Silver-modified Ba0.5Sr0.5Co0.8Fe0.2O3−δ as cathodes for a proton conducting solid-oxide fuel cell

Electrochemical performance of silver-modified Ba0.5Sr0.5Co0.8Fe0.2O3−δ (BSCF-Ag) as oxygen reduction electrodes for a protonic intermediate-temperature solid-oxide fuel cell (SOFC-H+) with BaZr0.1Ce0.8Y0.1O3 (BZCY) electrolyte was investigated. The BSCF-Ag electrodes were prepared by impregnating the porous BSCF electrode with AgNO3 solution followed by reducing with hydrazine and then firing at 850 °C for 1 h. The 3 wt.% silver-modified BSCF (BSCF-3Ag) electrode showed an area specific resistance of 0.25 Ω cm2 at 650 °C in dry air, compared to around 0.55 Ω cm2 for a pure BSCF electrode. The activation energy was also reduced from 119 kJ mol−1 for BSCF to only 84 kJ mol−1 for BSCF-3Ag. Anode-supported SOFC-H+ with a BZCY electrolyte and a BSCF-3Ag cathode was fabricated.
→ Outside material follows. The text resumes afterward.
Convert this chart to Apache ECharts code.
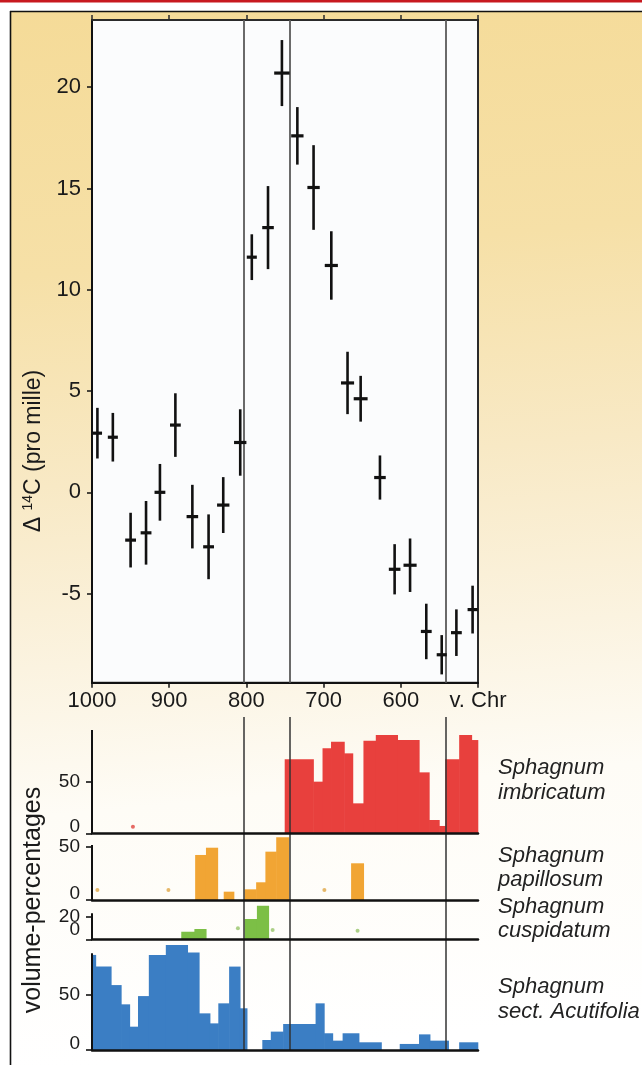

Peak power density up to 595 mW cm−2 was achieved at 750 °C for a cell with 35 μm thick electrolyte operating on hydrogen fuel, higher than around 485 mW cm−2 for a similar cell with BSCF cathode. However, at reduced temperatures, water had a negative effect on the oxygen reduction over BSCF-Ag electrode, as a result, a worse cell performance was observed for the cell with BSCF-3Ag electrode than that with pure BSCF electrode at 600 °C.